Facebook… Instant messages… Twitter…LinkedIn…Email… wiki’s….blogs…daily electronic newsletters…instant update….Instagram…..YouTube. Aids to productivity, or workplace distractions?
SmartPhones….Tablets…..USB drives….Cloud storage. Aids to productivity, or security leaks?
Of all the workflow-enabling technology available today, email has been around the longest and yet companies are still struggling with managing email.
According to industry analysts, email volume in organizations is growing by more than 30% annually, and the average user receives 7MB of data per day via email.
As a result of this growth, the handling of email has become a critical business, IT and regulatory issue – driving the need for intelligent management. Most organizations looking for an email solution are motivated by five reasons:
- Security breaches
- Mailbox/server management
- Compliance/records retention
- eDiscovery/litigation support
- Knowledge management/intellectual property protection
Technical management overrides business management
Unfortunately, technical management of mailbox or server size often overrides the other business management concerns, resulting in non-compliance, adverse inference in litigation or loss of corporate knowledge because a critical email was automatically deleted without regard for its content.
Or, in the situation where email archiving is used, everything is accorded equal value and preserved indefinitely, adding to the mass of data that needs to be searched for responsive information, and increasing the likelihood of a “smoking gun” in a poorly written communication.
In addition to email, and with similar challenges, are newer communication vehicles, such as instant messaging, which may be officially banned from use in the workplace but are used by employees anyway because of ease of use and accessibility.
An auditor would then find the business in non-compliance with the stated policy.
Costs of information overload
In 2010, Basex, a leading knowledge economy research firm, estimated that information overload costs the U.S. economy a minimum of $900 billion per year in lowered employee productivity and reduced innovation.
Further, Basex estimates that 25% of the knowledge worker’s day is lost to information overload. It’s only gotten worse in the intervening 9 years.
Too often business units go their own way in trying to manage this flood of information by managing records in a manner that suits how they use them day to day without understanding the implications to the rest of the company.

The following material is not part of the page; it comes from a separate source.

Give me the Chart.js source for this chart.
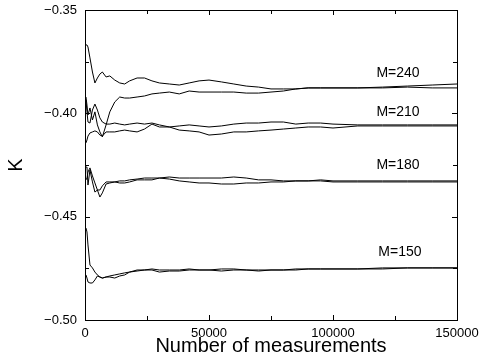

Records may be stored for convenience in hard copy in a common area, in pdf on a shared drive, and, may also be on a laptop or on a USB drive, devices meant to be portable.
Questions arise about the authenticity of the business’ records where multiple copies exist if there are no guidelines and if resources don’t exist to effectively manage records.
Even worse, if the information is “mobile” and the individual becomes incapacitated, there is the makings of a disaster because the information is now inaccessible.
How to protect your organization
An enterprise wide information governance program addresses all records, regardless of format, and provides the rules and the tools by which a company can capture and manage its records, from creation or receipt, efficiently, effectively and compliantly.
Electronic content management applications are available which will allow the ascension of records to a repository in non-editable form with metadata, including audio and photographic formats.
These programs are not inexpensive to implement or maintain. However, they pay for themselves when litigation can be avoided because authentic, responsive documents that support a company’s position are provided in a timely manner, through a standard business process.